Kultusminister: Abitur höherwertig als Lehre
Berlin (dpa) - Das deutsche Abitur soll nach einem einstimmigen Beschluss der Kultusminister höher bewertet werden als die meisten Berufsabschlüsse.
In einer achtstufigen Abschlussskala sollen die Allgemeine wie die Fachgebundene Hochschulreife künftig auf Stufe fünf rangieren, dreijährige Lehrabschlüsse dagegen nur auf Stufe vier, zweijährige Ausbildungen auf Stufe drei. Nur „anspruchsvolle“ Berufsabschlüsse - gedacht ist dabei unter anderem an Gesundheitsberufe - sollen auf Stufe fünf dem Abitur gleichgestellt werden.
Mit diesem Votum der Kultusministerkonferenz (KMK) vom Freitag widersetzen sich die Länder geschlossen den Forderungen von Bundesregierung, Wirtschaft und Gewerkschaften, Abitur und Lehre gleichwertig auf Stufe vier einzuordnen. Hintergrund ist die Absicht der EU, künftig allen jungen Menschen einen Europäischen Bildungspass auszustellen. Er soll berufliche Mobilität in Europa erleichtern und gegenüber den Arbeitgebern den jeweils erreichten Bildungsstand mit Hilfe der Stufenskala dokumentieren.
Unstrittig ist die Stufe zwei für den Hauptschulabschluss. Bachelor und Meisterbrief sollen gleichwertig auf Stufe sechs stehen. Der Masterabschluss oder das klassische Hochschuldiplom kommen auf Stufe sieben, die Promotion auf Stufe acht.
KMK-Präsident Bernd Althusmann (CDU/Niedersachsen) sagte, die Länder bestünden nach wie vor „auf der Gleichwertigkeit von allgemeiner und beruflicher Bildung“. Mit der Einordnung sollten die „Besonderheiten des deutschen Bildungssystems“ berücksichtigt werden. Die Kultusminister wollen die Tarifpartner zu ihrer nächsten Konferenz im Dezember einladen, um ihnen im Gespräch ihren Standpunkt zu erläutern.
Teilnehmer der Sitzung wiesen auf die besondere Bedeutung des deutschen Abiturs hin, mit dem gleichzeitig eine uneingeschränkte Studienberechtigung vergeben wird. In vielen Ländern der EU sind dagegen gesonderte Hochschuleingangsprüfungen vor dem Studium üblich.
Die achtstufige Skala soll einen „Deutschen Qualifikationsrahmen“ (DQR) bilden, der dann in einen „Europäischen Qualifikationsrahmen“ (EQR) übergeht.

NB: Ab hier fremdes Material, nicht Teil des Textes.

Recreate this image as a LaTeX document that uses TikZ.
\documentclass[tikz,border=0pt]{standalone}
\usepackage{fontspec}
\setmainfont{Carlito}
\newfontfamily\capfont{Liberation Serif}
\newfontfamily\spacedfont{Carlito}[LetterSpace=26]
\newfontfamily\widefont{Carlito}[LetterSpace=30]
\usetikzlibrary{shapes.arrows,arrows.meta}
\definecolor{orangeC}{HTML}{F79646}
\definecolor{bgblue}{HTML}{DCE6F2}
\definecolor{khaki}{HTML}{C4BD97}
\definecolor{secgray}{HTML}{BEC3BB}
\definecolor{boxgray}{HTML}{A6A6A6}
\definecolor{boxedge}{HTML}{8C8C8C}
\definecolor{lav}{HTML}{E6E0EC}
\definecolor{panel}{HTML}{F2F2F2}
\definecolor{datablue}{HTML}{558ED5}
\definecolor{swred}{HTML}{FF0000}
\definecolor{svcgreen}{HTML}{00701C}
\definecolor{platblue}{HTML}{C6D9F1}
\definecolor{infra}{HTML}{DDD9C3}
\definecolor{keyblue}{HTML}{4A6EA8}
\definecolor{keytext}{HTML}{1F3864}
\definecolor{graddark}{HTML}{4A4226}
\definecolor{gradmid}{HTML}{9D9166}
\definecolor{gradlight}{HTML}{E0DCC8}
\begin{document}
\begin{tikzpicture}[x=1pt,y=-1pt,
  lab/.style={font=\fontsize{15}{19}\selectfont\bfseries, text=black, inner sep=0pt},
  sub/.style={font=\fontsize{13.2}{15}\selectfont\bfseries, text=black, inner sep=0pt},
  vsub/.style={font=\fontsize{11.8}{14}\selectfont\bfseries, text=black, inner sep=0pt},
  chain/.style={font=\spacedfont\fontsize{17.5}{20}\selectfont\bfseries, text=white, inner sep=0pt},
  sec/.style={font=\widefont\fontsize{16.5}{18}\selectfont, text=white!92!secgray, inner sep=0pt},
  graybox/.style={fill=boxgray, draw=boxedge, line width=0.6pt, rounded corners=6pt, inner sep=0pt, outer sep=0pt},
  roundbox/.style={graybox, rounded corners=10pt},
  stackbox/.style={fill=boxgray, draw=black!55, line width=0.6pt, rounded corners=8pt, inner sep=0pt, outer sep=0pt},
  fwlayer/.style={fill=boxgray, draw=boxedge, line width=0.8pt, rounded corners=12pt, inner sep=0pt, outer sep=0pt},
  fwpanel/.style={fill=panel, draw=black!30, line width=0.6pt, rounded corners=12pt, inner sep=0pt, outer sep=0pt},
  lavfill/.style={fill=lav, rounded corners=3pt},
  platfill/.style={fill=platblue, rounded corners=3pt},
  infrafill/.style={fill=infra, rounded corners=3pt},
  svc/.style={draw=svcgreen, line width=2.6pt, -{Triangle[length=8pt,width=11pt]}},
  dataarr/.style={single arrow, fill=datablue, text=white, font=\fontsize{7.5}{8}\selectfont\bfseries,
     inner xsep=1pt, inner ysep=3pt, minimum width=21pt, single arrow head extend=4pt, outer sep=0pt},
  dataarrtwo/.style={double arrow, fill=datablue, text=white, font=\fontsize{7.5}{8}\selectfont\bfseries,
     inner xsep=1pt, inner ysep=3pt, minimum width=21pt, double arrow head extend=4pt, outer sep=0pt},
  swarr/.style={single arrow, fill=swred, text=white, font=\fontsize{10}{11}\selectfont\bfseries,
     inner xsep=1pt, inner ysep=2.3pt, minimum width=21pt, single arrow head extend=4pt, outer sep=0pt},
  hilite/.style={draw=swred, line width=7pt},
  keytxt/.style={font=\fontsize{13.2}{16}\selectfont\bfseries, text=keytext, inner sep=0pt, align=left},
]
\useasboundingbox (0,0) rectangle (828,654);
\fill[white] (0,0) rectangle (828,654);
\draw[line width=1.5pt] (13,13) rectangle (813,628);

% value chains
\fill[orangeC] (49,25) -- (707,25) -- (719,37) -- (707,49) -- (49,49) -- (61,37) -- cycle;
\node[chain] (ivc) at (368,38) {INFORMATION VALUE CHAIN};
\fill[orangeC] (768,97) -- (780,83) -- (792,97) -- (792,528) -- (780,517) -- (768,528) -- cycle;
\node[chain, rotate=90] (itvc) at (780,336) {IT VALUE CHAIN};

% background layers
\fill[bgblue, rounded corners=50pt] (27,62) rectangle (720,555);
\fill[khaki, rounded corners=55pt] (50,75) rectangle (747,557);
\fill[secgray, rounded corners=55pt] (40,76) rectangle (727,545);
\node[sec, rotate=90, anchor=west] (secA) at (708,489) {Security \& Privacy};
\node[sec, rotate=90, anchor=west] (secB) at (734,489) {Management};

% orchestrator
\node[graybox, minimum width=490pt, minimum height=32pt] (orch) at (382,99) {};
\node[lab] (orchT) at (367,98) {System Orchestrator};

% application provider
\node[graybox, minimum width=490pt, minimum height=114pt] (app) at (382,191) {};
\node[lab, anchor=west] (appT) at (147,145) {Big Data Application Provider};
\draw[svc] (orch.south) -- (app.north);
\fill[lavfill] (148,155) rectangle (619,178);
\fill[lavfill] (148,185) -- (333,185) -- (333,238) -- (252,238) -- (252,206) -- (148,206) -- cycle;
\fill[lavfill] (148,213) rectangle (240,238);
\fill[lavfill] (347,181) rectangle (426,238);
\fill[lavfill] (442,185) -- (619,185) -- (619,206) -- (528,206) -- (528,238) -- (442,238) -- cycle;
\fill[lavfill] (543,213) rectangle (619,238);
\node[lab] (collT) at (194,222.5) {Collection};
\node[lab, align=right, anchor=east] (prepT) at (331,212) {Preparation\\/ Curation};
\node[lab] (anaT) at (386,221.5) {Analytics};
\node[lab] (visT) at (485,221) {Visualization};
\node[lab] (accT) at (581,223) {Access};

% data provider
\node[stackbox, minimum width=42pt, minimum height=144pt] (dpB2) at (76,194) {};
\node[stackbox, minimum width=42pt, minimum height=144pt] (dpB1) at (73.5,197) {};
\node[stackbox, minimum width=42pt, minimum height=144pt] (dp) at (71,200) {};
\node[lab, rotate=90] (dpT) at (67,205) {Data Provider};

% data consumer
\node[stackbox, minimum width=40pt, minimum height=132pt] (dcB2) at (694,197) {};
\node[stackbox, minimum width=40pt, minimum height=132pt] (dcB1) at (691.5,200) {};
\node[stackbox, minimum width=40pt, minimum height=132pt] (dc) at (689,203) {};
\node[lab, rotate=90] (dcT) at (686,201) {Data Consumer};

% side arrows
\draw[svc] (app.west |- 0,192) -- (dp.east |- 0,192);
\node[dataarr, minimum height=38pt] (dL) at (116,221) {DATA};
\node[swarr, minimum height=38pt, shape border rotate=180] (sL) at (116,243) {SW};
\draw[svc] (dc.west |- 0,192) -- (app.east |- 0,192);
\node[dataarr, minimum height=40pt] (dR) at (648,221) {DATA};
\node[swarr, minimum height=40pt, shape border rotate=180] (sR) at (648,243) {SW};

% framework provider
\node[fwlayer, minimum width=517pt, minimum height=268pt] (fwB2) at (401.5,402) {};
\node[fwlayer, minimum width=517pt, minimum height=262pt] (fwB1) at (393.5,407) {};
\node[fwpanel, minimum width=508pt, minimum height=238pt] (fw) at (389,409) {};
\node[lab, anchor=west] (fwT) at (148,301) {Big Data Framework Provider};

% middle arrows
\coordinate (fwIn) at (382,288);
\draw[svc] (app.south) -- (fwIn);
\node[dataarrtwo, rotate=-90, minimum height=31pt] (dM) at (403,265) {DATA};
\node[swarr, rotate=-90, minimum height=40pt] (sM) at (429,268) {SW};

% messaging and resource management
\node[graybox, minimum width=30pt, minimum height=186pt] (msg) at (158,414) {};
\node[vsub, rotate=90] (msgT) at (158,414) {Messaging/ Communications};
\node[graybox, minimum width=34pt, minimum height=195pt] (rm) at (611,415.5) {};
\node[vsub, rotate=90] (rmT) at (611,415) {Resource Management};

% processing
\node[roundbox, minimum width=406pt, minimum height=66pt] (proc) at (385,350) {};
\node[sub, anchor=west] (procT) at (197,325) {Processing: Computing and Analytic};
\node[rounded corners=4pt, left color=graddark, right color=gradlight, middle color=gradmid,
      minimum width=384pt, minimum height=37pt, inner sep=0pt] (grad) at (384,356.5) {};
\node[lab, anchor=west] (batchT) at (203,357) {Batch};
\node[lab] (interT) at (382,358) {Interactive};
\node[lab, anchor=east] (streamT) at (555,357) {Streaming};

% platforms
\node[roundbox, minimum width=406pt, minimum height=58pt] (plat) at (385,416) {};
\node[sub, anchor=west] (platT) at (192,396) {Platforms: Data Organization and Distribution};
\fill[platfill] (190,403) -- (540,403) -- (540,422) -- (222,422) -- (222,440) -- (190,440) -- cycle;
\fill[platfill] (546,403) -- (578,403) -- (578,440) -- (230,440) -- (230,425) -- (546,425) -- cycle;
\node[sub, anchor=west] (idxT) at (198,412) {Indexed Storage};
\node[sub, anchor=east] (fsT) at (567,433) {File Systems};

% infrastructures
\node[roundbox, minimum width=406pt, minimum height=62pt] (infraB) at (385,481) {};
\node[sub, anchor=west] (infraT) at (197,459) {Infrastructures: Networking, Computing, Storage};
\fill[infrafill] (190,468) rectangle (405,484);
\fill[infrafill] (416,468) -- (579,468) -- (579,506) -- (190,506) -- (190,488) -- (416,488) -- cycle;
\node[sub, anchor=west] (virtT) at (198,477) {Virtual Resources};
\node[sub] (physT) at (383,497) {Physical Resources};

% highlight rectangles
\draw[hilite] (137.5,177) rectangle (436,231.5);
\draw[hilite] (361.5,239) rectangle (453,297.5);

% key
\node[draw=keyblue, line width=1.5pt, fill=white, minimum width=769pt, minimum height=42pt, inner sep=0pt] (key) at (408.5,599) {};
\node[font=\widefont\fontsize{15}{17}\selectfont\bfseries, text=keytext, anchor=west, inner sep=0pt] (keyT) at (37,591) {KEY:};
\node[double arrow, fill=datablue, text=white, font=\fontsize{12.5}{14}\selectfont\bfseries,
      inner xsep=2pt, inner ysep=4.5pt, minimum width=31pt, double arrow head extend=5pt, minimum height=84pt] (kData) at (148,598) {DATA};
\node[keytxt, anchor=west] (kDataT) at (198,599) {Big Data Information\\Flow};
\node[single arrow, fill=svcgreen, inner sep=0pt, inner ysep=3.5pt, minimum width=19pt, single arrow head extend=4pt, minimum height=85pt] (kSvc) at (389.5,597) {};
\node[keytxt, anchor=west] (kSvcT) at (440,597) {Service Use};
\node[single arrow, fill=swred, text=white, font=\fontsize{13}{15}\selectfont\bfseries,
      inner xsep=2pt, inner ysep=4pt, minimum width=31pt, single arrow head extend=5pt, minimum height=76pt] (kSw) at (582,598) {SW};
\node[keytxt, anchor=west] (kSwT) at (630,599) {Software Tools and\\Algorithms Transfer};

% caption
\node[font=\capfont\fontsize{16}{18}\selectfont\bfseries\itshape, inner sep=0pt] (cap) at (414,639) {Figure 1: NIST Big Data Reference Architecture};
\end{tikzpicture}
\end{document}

Mittlerweile haben neun Staaten in der EU eigene Qualifikationsrahmen in Kraft gesetzt.
Bisher haben die meisten Staaten Abitur oder ähnliche Schulprüfungen mit den Berufsbildungsabschlüssen auf Stufe vier gleichgestellt. Die Niederlande hat das Abitur auf Stufe fünf platziert, die Fachhochschulreife auf Stufe vier. Österreich und die Schweiz warten auf eine abschließende deutsche Regelung, tendierten aber in ähnliche Richtung wie die Kultusministerkonferenz.
Der „Deutsche Qualifikationsrahmen“ soll bereits 2012 gültig sein. Dann soll auf jedem Zeugnis oder Berufsbildungsabschluss auch die jeweilige Stufe ausgewiesen werden.